In Deutschland spielt Rainer-Maria Rilke nicht nur in diesem Buch eine führende Rolle, denn er kehrt in regelmäßigen Abständen wieder mit elegischen Gedichten, wechselnden Geliebten und einer existenziellen Unentschiedenheit auf die Bühne zurück. Für Florian Illies ist er offensichtlich ein typischer Vertreter des „fin de siècle“.
Die hier genannten Protagonisten der schönen Künste, der Politik und des gesellschaftlichen Lebens stellen nur einen Auszug dar. Fast möchte man Schiller zitieren: „Wer zählt die Völker, nennt die Namen…“,so zahlreich ist das von Florian Illies aufgestellte Personaltableau. Fast alles, was vor dem Ersten Weltkrieg ind Europa Rang und Namen aufweisen konnte – ob künstlerisch oder politisch -, kommt hier zu Wort und ins Bild, und durchaus nicht immer schmeichelhaft. Florian Illies malt ein wandfüllendes Fresko aus den unterschiedlichsten Gestalten, die wie die Laokoon-Gruppe in teilweise kämpferisch-leidenschaftlichen Beziehungen miteinander und mit der sie umgebenden Welt verstrickt sind.
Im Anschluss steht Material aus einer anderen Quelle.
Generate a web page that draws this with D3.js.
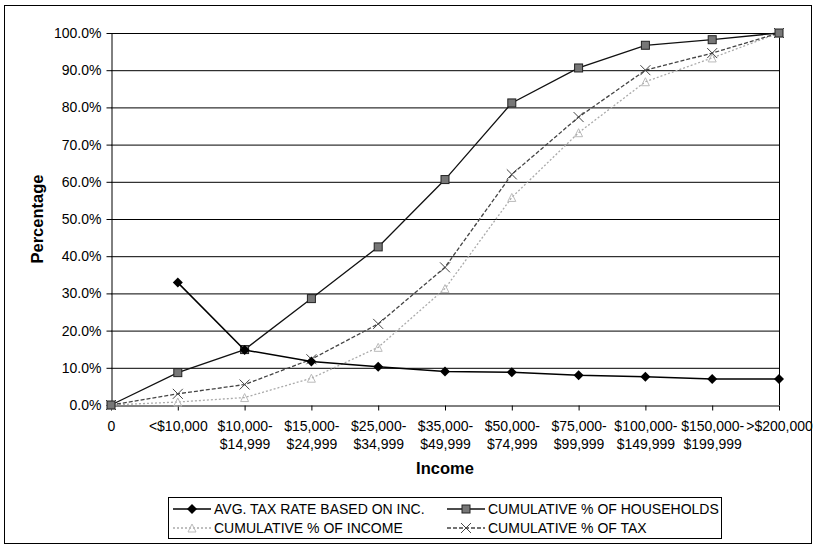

Und aus der unüberschaubaren Menge dieser persönlichen Beziehungen schält sich als Extrakt ein aufgeheiztes Lebensgefühl heraus, das fast zwangsläufig zu dem großen Knall im Folgejahr führen musste, obwohl angesehene Wissenschaftler gerade im Jahr 1913 feststellten, wegen der Globalisierung (sic!) werde es zukünftig keine Kriege mehr geben…. Stephan Schad liest diesen rasanten Reigen – Schnitzler kommt übrigens auch ausgiebig zu Wort – mit viel Gespür für die latente Ironie des Autors, der natürlich aus der Retroperspektive von einhundert Jahren vieles anders sehen kann als seine Protagonisten. Doch wie bereits erwähnt: diese Ironie ist nie besserwisserisch oder aus der Zukunftz moralisierend, sondern stets menschlich und mitfühlend.
Das Hörbuch „1913 – Der Sommer des Jahrhunderts“ umfasst fünf CDs mit einer Gesamtlaufzeit von 384 Minuten, ist im Audioverlag unter der ISBN 978-3-86231-206-1 erschienen und kostet 19,99 Euro.